The way some of us casually shed our once assumed responsibilities toward our household animals and mete out cruelty beyond comprehension, unfortunately does not restrict itself to theatres of war. Especially during this time of the year and in southern European countries, the betrayal of trust placed in us by our dependents is repulsive. This is not to say that our supposedly equally ‘civilised’ northern European neighbours have much to shout about in this department either – some of the reports frequently aired on television, depicting acts of gross depravation enacted upon man’s helpless ‘best friends’, defy description.
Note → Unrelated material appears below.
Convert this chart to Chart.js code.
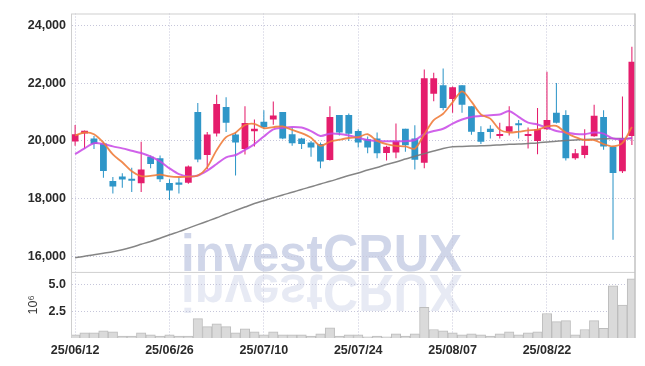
<!DOCTYPE html>
<html>
<head>
<meta charset="utf-8">
<script src="https://cdn.jsdelivr.net/npm/chart.js@4/dist/chart.umd.min.js"></script>
<style>
    html, body { margin: 0; padding: 0; background: #fff; }
    #wrap { width: 645px; height: 366px; position: relative; }
</style>
</head>
<body>
<div id="wrap"><canvas id="stockChart"></canvas></div>
<script>
// Trading days (yy/mm/dd)
const dates = [
    '25/06/12', '25/06/13', '25/06/16', '25/06/17', '25/06/18', '25/06/19', '25/06/20', '25/06/23', '25/06/24', '25/06/25',
    '25/06/26', '25/06/27', '25/06/30', '25/07/01', '25/07/02', '25/07/03', '25/07/04', '25/07/07', '25/07/08', '25/07/09',
    '25/07/10', '25/07/11', '25/07/14', '25/07/15', '25/07/16', '25/07/17', '25/07/18', '25/07/21', '25/07/22', '25/07/23',
    '25/07/24', '25/07/25', '25/07/28', '25/07/29', '25/07/30', '25/07/31', '25/08/01', '25/08/04', '25/08/05', '25/08/06',
    '25/08/07', '25/08/08', '25/08/11', '25/08/12', '25/08/13', '25/08/14', '25/08/18', '25/08/19', '25/08/20', '25/08/21',
    '25/08/22', '25/08/25', '25/08/26', '25/08/27', '25/08/28', '25/08/29', '25/09/01', '25/09/02', '25/09/03', '25/09/04'
];

// OHLC prices
const openP = [
    19980, 20260, 20080, 19910, 18610, 18770, 18690, 18530, 19450, 19400,
    18540, 18560, 18550, 21000, 19510, 20260, 21170, 20220, 19720, 20330,
    20660, 20740, 21000, 20230, 20080, 19940, 19890, 19340, 20900, 20900,
    20340, 20060, 20080, 19580, 19600, 20420, 20080, 19240, 21630, 21930,
    21450, 21930, 21200, 20310, 20420, 20170, 20320, 20570, 20170, 20000,
    20400, 20970, 20900, 19400, 19510, 20160, 20830, 19800, 18950, 20170
];
const highP = [
    20550, 20360, 20170, 19970, 18750, 18880, 19070, 19970, 19490, 19490,
    18670, 18750, 19150, 21310, 20310, 21600, 21510, 20310, 21200, 20740,
    21060, 21360, 21000, 20460, 20110, 20000, 19940, 21200, 20900, 20950,
    20400, 20150, 20290, 19830, 20600, 20420, 20540, 22470, 22360, 22510,
    21880, 21930, 21200, 20510, 20540, 20630, 21200, 20720, 20460, 21140,
    22390, 22000, 21060, 19720, 20400, 21250, 21060, 19830, 21540, 23260
];
const lowP = [
    19830, 19740, 19720, 18720, 18180, 18380, 18230, 18230, 19050, 18580,
    17950, 18180, 18520, 19260, 19030, 20150, 20310, 18800, 19530, 19810,
    20400, 20560, 20060, 19830, 19720, 19450, 19050, 19320, 20190, 20000,
    19770, 19570, 19400, 19320, 19400, 19620, 19010, 19050, 21370, 21060,
    20970, 20970, 20210, 19890, 20080, 20080, 20190, 20080, 19740, 19540,
    20380, 20600, 19320, 19350, 19400, 20140, 19690, 16580, 18890, 19860
];
const closeP = [
    20230, 20350, 19890, 18960, 18420, 18660, 18620, 19010, 19200, 18670,
    18280, 18480, 19110, 19360, 20220, 21280, 20630, 19940, 20620, 20420,
    20480, 20880, 20080, 19920, 19890, 19770, 19290, 20830, 20290, 20250,
    19940, 19770, 19570, 19800, 20000, 19850, 19350, 22170, 22170, 21140,
    21860, 21250, 20320, 19970, 20310, 20230, 20510, 20540, 20230, 20400,
    20720, 20630, 19400, 19570, 19830, 20870, 19810, 18890, 20090, 22740
];

// Moving averages
const ma5 = [
    20190, 20290, 20230, 19940, 19530, 19260, 18950, 18780, 18790, 18830,
    18770, 18750, 18760, 18800, 19090, 19680, 20130, 20285, 20550, 20590,
    20440, 20480, 20500, 20380, 20270, 20110, 19830, 19970, 20040, 20100,
    20130, 20230, 20000, 19890, 19830, 19810, 19730, 20230, 20720, 20940,
    21335, 21715, 21360, 20920, 20770, 20390, 20290, 20320, 20365, 20390,
    20500, 20520, 20280, 20130, 20030, 20030, 19890, 19810, 19930, 20480
];
const ma20 = [
    19540, 19740, 19920, 19890, 19810, 19740, 19660, 19580, 19460, 19290,
    19050, 18850, 18770, 18800, 18970, 19200, 19430, 19510, 19690, 19890,
    20150, 20400, 20450, 20480, 20460, 20340, 20170, 20250, 20240, 20190,
    20110, 20030, 20000, 19990, 19990, 19990, 20030, 20230, 20340, 20420,
    20600, 20740, 20830, 20860, 20890, 20910, 21030, 20830, 20630, 20570,
    20460, 20340, 20290, 20240, 20230, 20290, 20250, 20080, 20060, 20100
];
const maLong = [
    15950, 16010, 16060, 16110, 16160, 16230, 16320, 16420, 16520, 16630,
    16750, 16860, 16980, 17100, 17220, 17340, 17470, 17590, 17710, 17830,
    17930, 18030, 18130, 18220, 18320, 18410, 18510, 18600, 18700, 18800,
    18890, 18990, 19080, 19180, 19270, 19370, 19470, 19560, 19650, 19740,
    19800, 19810, 19820, 19830, 19840, 19860, 19880, 19890, 19910, 19930,
    19960, 19990, 20010, 20030, 20050, 20060, 20070, 20080, 20080, 20090
];

// Volume (millions of shares)
const volume = [
    0.29, 0.48, 0.48, 0.67, 0.58, 0.19, 0.19, 0.48, 0.29, 0.19,
    0.29, 0.19, 0.19, 1.82, 1.06, 1.34, 1.06, 0.48, 0.86, 0.58,
    0.29, 0.58, 0.29, 0.29, 0.29, 0.19, 0.38, 0.96, 0.19, 0.29,
    0.29, 0.10, 0.19, 0.10, 0.38, 0.19, 0.38, 2.88, 0.80, 0.67,
    0.48, 0.29, 0.38, 0.29, 0.19, 0.38, 0.58, 0.29, 0.48, 0.58,
    2.30, 1.54, 1.63, 0.29, 0.80, 1.63, 0.90, 4.90, 3.10, 5.55
];

const priceTicks = [16000, 18000, 20000, 22000, 24000];
const volumeTicks = [2.5, 5.0];
const dateTickIdx = [0, 10, 20, 30, 40, 50];

const UP = '#e51d6c';
const DOWN = '#2f96c8';
const GRID = '#c6c6da';
const FRAME = '#cfcfcf';

Chart.defaults.font.family = '"Liberation Sans", Arial, sans-serif';
Chart.defaults.font.size = 12.5;
Chart.defaults.font.weight = 'bold';
Chart.defaults.color = '#2a2a2a';

const candleColor = ctx => closeP[ctx.dataIndex] >= openP[ctx.dataIndex] ? UP : DOWN;

// Watermark with reflection, drawn under the grid
const watermark = {
    id: 'watermark',
    beforeDraw(chart) {
        const ctx = chart.ctx;
        ctx.save();
        ctx.font = 'bold 52px "Liberation Sans", Arial, sans-serif';
        ctx.textBaseline = 'alphabetic';
        ctx.fillStyle = '#d0d6e9';
        ctx.fillText('investCRUX', 181, 271, 281);
        ctx.translate(0, 546);
        ctx.scale(1, -1);
        ctx.globalAlpha = 0.5;
        ctx.fillText('investCRUX', 181, 271, 281);
        ctx.restore();
    }
};

// Panel frame lines
const frame = {
    id: 'frame',
    afterDraw(chart) {
        const {ctx, chartArea} = chart;
        const sep = chart.scales.yVol.top;
        ctx.save();
        ctx.strokeStyle = FRAME;
        ctx.lineWidth = 1;
        ctx.beginPath();
        ctx.moveTo(chartArea.left, chartArea.top + 0.5);
        ctx.lineTo(chartArea.right, chartArea.top + 0.5);
        ctx.moveTo(chartArea.left, sep + 0.5);
        ctx.lineTo(chartArea.right, sep + 0.5);
        ctx.moveTo(chartArea.left - 0.5, chartArea.top);
        ctx.lineTo(chartArea.left - 0.5, chartArea.bottom);
        ctx.stroke();
        ctx.strokeStyle = '#c2c2c2';
        ctx.lineWidth = 1.5;
        ctx.beginPath();
        ctx.moveTo(chartArea.right, chartArea.top);
        ctx.lineTo(chartArea.right, chartArea.bottom);
        ctx.stroke();
        ctx.restore();
    }
};

const xy = arr => arr.map((v, i) => ({x: i, y: v}));

new Chart(document.getElementById('stockChart'), {
    type: 'bar',
    data: {
        datasets: [
            {
                type: 'line', label: 'MA5', data: xy(ma5), yAxisID: 'y', order: 0,
                borderColor: 'rgba(240,125,60,0.9)', borderWidth: 1.8, pointRadius: 0, tension: 0.3
            },
            {
                type: 'line', label: 'MA20', data: xy(ma20), yAxisID: 'y', order: 0,
                borderColor: 'rgba(200,70,230,0.85)', borderWidth: 2, pointRadius: 0, tension: 0.3
            },
            {
                type: 'line', label: 'MA60', data: xy(maLong), yAxisID: 'y', order: 0,
                borderColor: 'rgba(120,120,120,0.9)', borderWidth: 1.5, pointRadius: 0, tension: 0.3
            },
            {
                label: 'Body', data: openP.map((o, i) => ({x: i, y: [o, closeP[i]]})), yAxisID: 'y', order: 1,
                backgroundColor: candleColor, grouped: false, categoryPercentage: 1, barPercentage: 0.72, minBarLength: 2
            },
            {
                label: 'Wick', data: lowP.map((l, i) => ({x: i, y: [l, highP[i]]})), yAxisID: 'y', order: 2,
                backgroundColor: candleColor, grouped: false, categoryPercentage: 1, barPercentage: 0.11
            },
            {
                label: 'Volume', data: xy(volume), yAxisID: 'yVol', order: 3,
                backgroundColor: '#dadada', borderColor: '#bdbdbd', borderWidth: 1,
                grouped: false, categoryPercentage: 1, barPercentage: 1
            }
        ]
    },
    options: {
        responsive: true,
        maintainAspectRatio: false,
        animation: false,
        layout: { padding: { top: 9, right: 10, left: 12, bottom: 0 } },
        plugins: {
            legend: { display: false },
            tooltip: { enabled: false }
        },
        scales: {
            x: {
                type: 'linear', min: -0.33, max: 59.33, offset: false,
                afterBuildTicks: ax => { ax.ticks = dateTickIdx.map(v => ({value: v})); },
                afterFit: ax => { ax.height = 28; },
                ticks: { callback: v => dates[v], maxRotation: 0, autoSkip: false, padding: 5 },
                grid: { color: GRID, drawTicks: false, offset: false },
                border: { display: false, dash: [1, 2] }
            },
            yVol: {
                type: 'linear', position: 'left', stack: 'panes', stackWeight: 67,
                min: 0, max: 6.2,
                afterBuildTicks: ax => { ax.ticks = volumeTicks.map(v => ({value: v})); },
                afterFit: ax => { ax.width = 60; },
                ticks: { callback: v => v.toFixed(1), padding: 6 },
                title: { display: true, text: '10\u2076', color: '#333', font: { size: 12.5, weight: 'normal' }, padding: { top: 14, bottom: 0 } },
                grid: { color: GRID, drawTicks: false },
                border: { display: false, dash: [1, 2] }
            },
            y: {
                type: 'linear', position: 'left', stack: 'panes', stackWeight: 262,
                min: 15464, max: 24410,
                afterBuildTicks: ax => { ax.ticks = priceTicks.map(v => ({value: v})); },
                afterFit: ax => { ax.width = 60; },
                ticks: { callback: v => v.toLocaleString('en-US'), padding: 6 },
                grid: { color: GRID, drawTicks: false },
                border: { display: false, dash: [1, 2] }
            }
        }
    },
    plugins: [watermark, frame]
});
</script>
</body>
</html>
Here in Portugal, it has long been common practice for holidaymakers to rid themselves of unwanted, bothersome or merely inconvenient pets, dogs in particular, by throwing them out of a speeding car or just tying them to a tree in some remote part of the countryside before taking off. What is the poor abandoned animal to think? What does it feel when its unconditional love is treated in this way? A whole carefully built up existence is destroyed in one callous action. Fortunately, animals, like humans, have almost limitless powers of recuperation.
I would urge you to spare a thought for these, our fellow creatures, childlike in their emotional make-up. And, if you decide to share your life with one of them, don’t run to the next shop or breeder, as if purchasing a fashion accessory: visit one of the many temporary and permanent kennels near you and give an already desperately disappointed dog or cat a new life. They will be forever grateful.